[Exercise details]: Only the span from the line containing "Rebuild this diagram" down to the line containing "(t3b) at (24,355.5)" is to be printed, exactly and inclusively, with pictures omitted.

[Given data]:

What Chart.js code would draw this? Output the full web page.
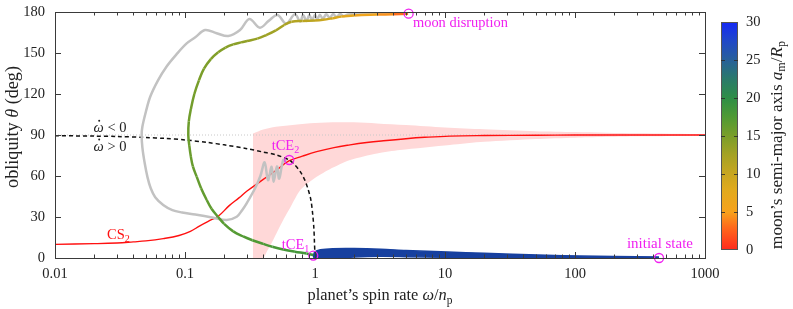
...
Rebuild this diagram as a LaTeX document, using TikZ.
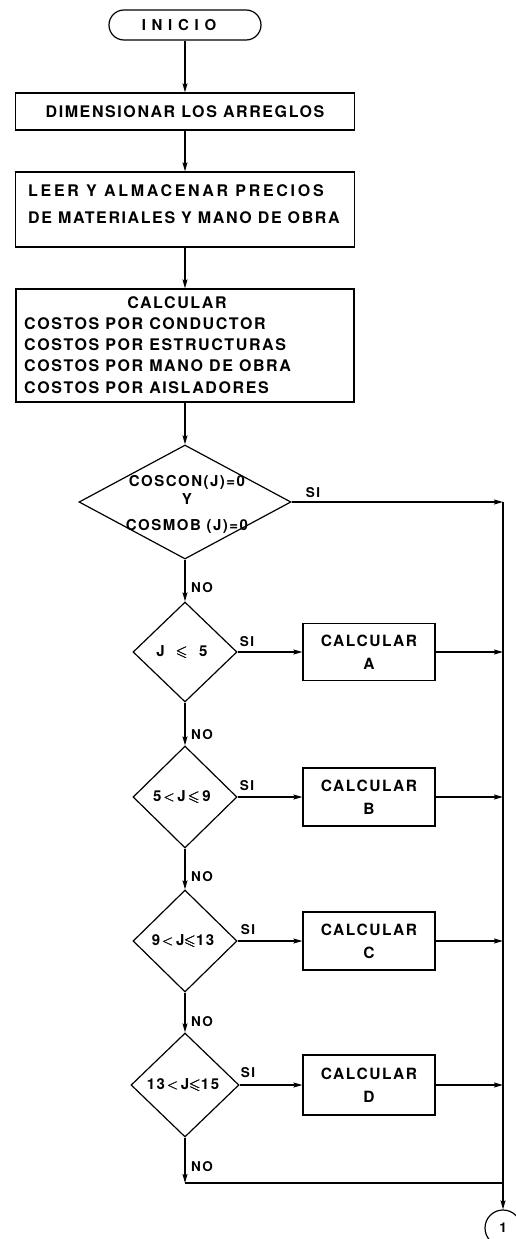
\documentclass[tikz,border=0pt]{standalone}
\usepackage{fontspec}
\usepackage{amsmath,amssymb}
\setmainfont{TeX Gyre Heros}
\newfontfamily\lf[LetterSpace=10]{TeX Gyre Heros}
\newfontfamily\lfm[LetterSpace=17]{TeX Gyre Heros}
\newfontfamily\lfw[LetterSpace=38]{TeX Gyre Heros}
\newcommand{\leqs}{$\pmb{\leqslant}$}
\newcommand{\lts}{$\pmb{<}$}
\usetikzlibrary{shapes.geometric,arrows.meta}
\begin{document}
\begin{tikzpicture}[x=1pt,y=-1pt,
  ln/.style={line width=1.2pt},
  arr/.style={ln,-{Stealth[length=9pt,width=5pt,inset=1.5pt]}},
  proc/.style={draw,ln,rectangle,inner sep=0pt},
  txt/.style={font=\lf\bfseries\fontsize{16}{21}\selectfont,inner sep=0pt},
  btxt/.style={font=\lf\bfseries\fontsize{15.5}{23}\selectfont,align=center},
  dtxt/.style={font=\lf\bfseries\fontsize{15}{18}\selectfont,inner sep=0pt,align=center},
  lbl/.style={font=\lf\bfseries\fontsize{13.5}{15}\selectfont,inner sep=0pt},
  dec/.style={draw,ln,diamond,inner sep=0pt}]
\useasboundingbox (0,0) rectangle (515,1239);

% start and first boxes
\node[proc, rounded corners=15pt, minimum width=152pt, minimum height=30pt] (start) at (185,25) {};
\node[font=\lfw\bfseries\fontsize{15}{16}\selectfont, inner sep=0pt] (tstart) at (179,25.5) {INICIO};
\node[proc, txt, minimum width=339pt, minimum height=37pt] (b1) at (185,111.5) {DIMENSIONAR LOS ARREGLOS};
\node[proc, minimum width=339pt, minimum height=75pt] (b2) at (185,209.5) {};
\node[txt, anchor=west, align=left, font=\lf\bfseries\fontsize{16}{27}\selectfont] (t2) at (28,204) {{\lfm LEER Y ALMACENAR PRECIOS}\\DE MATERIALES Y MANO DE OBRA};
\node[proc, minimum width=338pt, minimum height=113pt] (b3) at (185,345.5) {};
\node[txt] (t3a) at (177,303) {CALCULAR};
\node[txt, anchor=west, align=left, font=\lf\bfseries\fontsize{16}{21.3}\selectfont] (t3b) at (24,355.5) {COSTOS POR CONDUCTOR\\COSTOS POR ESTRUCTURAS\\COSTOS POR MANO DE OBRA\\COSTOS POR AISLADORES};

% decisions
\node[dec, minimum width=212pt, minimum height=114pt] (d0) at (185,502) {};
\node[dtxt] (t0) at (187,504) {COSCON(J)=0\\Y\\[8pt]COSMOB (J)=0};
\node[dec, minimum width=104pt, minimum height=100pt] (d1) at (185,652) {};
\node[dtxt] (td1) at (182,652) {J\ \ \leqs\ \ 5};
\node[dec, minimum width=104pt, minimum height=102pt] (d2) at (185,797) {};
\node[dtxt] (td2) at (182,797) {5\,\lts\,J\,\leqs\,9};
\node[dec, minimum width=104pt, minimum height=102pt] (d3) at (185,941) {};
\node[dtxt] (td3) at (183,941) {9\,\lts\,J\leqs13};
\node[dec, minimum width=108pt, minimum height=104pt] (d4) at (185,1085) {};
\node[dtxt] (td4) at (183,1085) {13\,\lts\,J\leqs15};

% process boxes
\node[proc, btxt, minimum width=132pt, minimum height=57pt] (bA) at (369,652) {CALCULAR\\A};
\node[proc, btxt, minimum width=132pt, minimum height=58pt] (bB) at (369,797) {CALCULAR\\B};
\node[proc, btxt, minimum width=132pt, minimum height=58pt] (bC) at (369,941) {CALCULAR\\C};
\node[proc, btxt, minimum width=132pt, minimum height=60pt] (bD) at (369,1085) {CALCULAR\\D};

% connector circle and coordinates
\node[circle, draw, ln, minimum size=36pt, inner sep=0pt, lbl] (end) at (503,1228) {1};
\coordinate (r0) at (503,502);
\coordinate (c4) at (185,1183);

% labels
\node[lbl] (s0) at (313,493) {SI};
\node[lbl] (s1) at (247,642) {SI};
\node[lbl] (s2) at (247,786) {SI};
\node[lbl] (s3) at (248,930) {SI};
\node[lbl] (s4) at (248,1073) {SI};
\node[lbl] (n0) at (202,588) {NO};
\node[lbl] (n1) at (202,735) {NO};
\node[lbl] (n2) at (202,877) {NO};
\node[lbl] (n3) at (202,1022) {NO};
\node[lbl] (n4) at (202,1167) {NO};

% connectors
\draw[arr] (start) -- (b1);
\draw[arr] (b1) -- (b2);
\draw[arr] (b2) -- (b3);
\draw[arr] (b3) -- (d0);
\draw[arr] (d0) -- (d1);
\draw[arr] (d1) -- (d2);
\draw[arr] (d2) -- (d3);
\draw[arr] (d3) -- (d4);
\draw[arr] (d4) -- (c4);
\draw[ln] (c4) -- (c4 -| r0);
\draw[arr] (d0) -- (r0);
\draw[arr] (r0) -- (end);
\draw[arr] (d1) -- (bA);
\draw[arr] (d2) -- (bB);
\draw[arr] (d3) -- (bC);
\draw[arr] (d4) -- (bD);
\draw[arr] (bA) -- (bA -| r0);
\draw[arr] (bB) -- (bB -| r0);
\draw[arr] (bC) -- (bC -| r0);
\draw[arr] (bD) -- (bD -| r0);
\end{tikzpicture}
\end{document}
* * *
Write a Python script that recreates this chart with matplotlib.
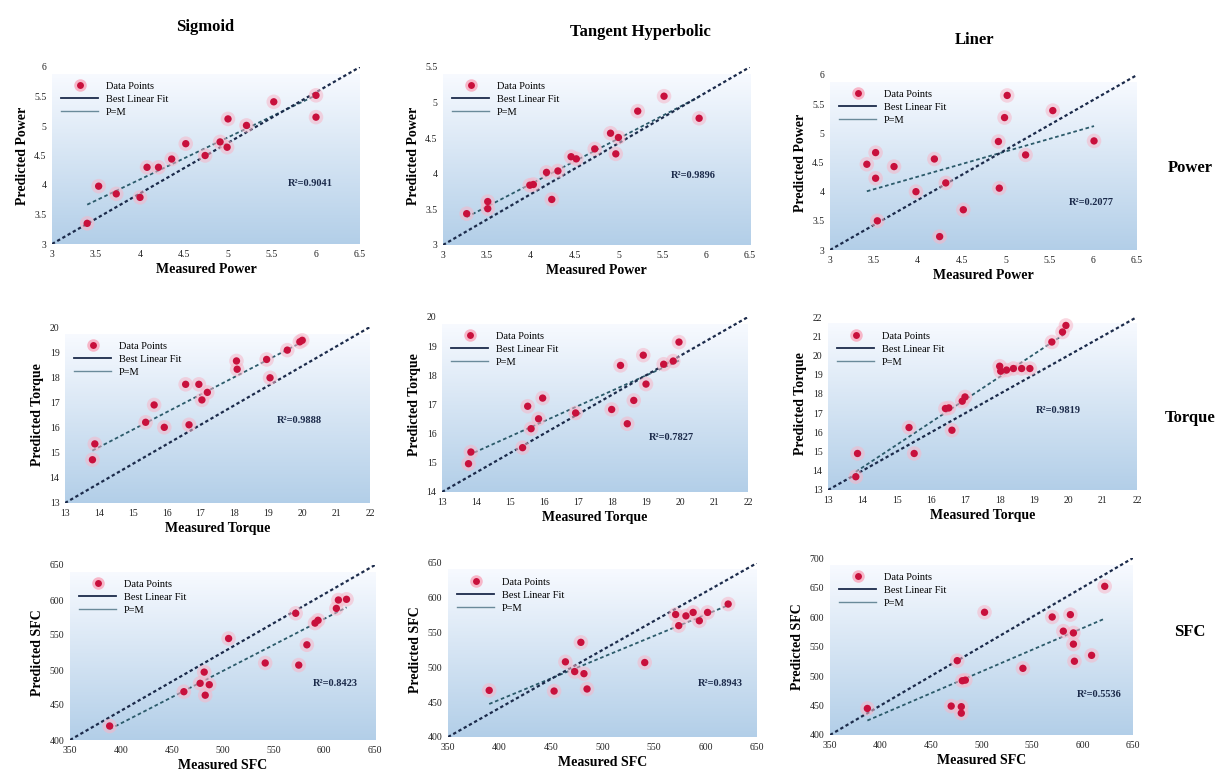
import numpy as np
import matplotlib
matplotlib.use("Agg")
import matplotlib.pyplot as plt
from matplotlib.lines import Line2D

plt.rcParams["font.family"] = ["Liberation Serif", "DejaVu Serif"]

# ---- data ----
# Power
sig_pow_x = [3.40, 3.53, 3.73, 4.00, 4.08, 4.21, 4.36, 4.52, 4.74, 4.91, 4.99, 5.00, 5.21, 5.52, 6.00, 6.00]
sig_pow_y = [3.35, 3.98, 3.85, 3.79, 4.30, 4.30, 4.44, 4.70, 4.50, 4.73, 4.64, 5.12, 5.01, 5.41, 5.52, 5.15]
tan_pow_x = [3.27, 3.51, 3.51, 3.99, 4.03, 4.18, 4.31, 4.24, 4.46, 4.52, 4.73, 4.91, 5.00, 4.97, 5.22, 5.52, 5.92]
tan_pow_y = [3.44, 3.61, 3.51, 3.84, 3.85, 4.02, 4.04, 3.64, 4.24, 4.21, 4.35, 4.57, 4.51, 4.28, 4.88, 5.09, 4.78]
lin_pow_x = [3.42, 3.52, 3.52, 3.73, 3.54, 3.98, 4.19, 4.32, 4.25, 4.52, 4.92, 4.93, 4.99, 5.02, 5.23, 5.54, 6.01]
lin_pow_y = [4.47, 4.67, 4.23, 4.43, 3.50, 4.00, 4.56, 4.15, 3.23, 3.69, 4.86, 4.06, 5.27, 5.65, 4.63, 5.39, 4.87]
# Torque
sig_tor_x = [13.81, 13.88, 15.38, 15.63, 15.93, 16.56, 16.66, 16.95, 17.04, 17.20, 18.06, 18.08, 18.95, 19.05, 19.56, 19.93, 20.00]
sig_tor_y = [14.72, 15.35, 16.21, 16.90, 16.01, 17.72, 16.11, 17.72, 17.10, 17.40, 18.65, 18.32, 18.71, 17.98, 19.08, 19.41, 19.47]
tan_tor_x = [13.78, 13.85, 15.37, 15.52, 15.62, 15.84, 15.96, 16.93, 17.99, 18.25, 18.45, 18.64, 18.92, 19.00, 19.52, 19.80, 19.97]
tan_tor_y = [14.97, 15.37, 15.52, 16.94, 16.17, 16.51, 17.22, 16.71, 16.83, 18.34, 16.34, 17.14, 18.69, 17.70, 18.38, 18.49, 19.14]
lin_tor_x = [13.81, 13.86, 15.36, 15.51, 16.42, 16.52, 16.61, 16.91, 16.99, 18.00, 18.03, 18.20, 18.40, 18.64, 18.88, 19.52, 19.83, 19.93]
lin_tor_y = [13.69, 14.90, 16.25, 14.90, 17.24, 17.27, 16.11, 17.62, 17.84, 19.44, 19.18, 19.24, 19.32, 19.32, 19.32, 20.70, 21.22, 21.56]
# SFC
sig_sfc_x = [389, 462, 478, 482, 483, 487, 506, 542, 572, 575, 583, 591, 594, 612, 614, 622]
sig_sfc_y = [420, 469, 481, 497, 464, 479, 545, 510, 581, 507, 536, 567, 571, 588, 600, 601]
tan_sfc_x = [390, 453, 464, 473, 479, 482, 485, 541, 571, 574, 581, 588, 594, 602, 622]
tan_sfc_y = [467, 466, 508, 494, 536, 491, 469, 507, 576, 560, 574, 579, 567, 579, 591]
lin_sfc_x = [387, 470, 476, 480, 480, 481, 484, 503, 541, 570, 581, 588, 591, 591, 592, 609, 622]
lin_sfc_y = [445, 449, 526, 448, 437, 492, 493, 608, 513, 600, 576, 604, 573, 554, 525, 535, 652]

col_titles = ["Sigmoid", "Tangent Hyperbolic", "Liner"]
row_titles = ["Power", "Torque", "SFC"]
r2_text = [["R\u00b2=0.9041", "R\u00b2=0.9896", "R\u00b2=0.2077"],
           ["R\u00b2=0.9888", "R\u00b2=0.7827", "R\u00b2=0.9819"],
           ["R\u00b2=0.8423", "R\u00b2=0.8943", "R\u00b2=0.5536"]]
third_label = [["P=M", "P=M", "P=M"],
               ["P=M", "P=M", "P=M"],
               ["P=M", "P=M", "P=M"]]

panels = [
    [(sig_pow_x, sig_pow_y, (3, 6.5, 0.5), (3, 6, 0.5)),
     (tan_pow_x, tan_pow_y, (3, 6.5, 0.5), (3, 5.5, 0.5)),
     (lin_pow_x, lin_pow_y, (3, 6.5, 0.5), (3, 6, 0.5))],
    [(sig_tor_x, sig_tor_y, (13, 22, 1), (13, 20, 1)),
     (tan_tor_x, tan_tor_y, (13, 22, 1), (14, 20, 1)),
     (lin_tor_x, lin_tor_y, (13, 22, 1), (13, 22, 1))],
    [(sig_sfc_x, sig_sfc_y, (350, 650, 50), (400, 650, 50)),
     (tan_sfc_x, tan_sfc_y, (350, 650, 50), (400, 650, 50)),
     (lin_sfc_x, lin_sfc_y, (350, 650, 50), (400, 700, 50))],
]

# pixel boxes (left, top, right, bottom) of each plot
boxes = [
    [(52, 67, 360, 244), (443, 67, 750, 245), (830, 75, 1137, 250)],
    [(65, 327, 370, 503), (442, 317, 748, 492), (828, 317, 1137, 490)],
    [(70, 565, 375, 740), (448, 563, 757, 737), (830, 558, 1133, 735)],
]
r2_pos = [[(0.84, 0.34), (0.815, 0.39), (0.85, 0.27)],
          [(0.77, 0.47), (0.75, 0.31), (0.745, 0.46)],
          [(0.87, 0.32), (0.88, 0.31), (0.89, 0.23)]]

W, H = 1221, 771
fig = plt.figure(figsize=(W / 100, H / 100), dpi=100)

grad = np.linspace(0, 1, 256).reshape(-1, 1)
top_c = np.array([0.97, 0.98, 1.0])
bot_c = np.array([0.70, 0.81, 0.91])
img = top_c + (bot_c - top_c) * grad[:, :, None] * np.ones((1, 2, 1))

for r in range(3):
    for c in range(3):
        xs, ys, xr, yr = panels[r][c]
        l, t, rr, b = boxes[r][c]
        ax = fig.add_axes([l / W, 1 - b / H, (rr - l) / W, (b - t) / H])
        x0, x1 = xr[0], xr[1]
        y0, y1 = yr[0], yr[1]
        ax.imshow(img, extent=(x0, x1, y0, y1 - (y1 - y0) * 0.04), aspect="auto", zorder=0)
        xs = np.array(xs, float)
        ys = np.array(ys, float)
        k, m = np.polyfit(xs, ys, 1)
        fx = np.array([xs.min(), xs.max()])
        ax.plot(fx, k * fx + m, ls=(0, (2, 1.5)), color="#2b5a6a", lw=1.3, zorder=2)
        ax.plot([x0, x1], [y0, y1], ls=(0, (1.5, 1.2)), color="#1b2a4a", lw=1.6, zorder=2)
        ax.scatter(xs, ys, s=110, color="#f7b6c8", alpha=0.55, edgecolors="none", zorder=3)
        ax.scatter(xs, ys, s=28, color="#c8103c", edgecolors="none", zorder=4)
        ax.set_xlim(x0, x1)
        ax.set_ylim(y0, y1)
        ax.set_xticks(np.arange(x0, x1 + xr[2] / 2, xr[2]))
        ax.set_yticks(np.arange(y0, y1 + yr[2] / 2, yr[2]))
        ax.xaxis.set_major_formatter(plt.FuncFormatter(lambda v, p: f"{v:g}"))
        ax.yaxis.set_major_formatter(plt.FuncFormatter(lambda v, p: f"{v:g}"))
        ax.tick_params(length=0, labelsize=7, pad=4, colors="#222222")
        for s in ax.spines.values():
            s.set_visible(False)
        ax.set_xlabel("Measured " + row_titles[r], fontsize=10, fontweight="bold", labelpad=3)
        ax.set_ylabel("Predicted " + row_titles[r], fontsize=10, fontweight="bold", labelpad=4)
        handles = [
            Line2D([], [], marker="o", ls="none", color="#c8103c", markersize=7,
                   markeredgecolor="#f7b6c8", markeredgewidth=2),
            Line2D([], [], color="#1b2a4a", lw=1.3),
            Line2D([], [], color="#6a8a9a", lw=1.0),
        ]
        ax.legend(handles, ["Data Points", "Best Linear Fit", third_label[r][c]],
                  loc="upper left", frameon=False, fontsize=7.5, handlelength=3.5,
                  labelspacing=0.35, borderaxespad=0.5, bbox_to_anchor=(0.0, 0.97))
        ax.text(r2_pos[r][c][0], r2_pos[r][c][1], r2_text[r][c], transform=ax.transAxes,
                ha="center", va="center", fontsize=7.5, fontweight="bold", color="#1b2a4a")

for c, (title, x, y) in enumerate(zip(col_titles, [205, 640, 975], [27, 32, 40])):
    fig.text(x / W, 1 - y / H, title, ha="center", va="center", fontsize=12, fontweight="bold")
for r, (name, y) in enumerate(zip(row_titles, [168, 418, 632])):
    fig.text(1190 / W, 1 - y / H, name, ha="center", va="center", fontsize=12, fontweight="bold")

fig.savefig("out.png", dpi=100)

[The response]:
Rebuild this diagram as a LaTeX document, using TikZ.
\documentclass[tikz,border=0pt]{standalone}
\usepackage{fontspec}
\usepackage{amsmath,amssymb}
\setmainfont{TeX Gyre Heros}
\newfontfamily\lf[LetterSpace=10]{TeX Gyre Heros}
\newfontfamily\lfm[LetterSpace=17]{TeX Gyre Heros}
\newfontfamily\lfw[LetterSpace=38]{TeX Gyre Heros}
\newcommand{\leqs}{$\pmb{\leqslant}$}
\newcommand{\lts}{$\pmb{<}$}
\usetikzlibrary{shapes.geometric,arrows.meta}
\begin{document}
\begin{tikzpicture}[x=1pt,y=-1pt,
  ln/.style={line width=1.2pt},
  arr/.style={ln,-{Stealth[length=9pt,width=5pt,inset=1.5pt]}},
  proc/.style={draw,ln,rectangle,inner sep=0pt},
  txt/.style={font=\lf\bfseries\fontsize{16}{21}\selectfont,inner sep=0pt},
  btxt/.style={font=\lf\bfseries\fontsize{15.5}{23}\selectfont,align=center},
  dtxt/.style={font=\lf\bfseries\fontsize{15}{18}\selectfont,inner sep=0pt,align=center},
  lbl/.style={font=\lf\bfseries\fontsize{13.5}{15}\selectfont,inner sep=0pt},
  dec/.style={draw,ln,diamond,inner sep=0pt}]
\useasboundingbox (0,0) rectangle (515,1239);

% start and first boxes
\node[proc, rounded corners=15pt, minimum width=152pt, minimum height=30pt] (start) at (185,25) {};
\node[font=\lfw\bfseries\fontsize{15}{16}\selectfont, inner sep=0pt] (tstart) at (179,25.5) {INICIO};
\node[proc, txt, minimum width=339pt, minimum height=37pt] (b1) at (185,111.5) {DIMENSIONAR LOS ARREGLOS};
\node[proc, minimum width=339pt, minimum height=75pt] (b2) at (185,209.5) {};
\node[txt, anchor=west, align=left, font=\lf\bfseries\fontsize{16}{27}\selectfont] (t2) at (28,204) {{\lfm LEER Y ALMACENAR PRECIOS}\\DE MATERIALES Y MANO DE OBRA};
\node[proc, minimum width=338pt, minimum height=113pt] (b3) at (185,345.5) {};
\node[txt] (t3a) at (177,303) {CALCULAR};
\node[txt, anchor=west, align=left, font=\lf\bfseries\fontsize{16}{21.3}\selectfont] (t3b) at (24,355.5) {COSTOS POR CONDUCTOR\\COSTOS POR ESTRUCTURAS\\COSTOS POR MANO DE OBRA\\COSTOS POR AISLADORES};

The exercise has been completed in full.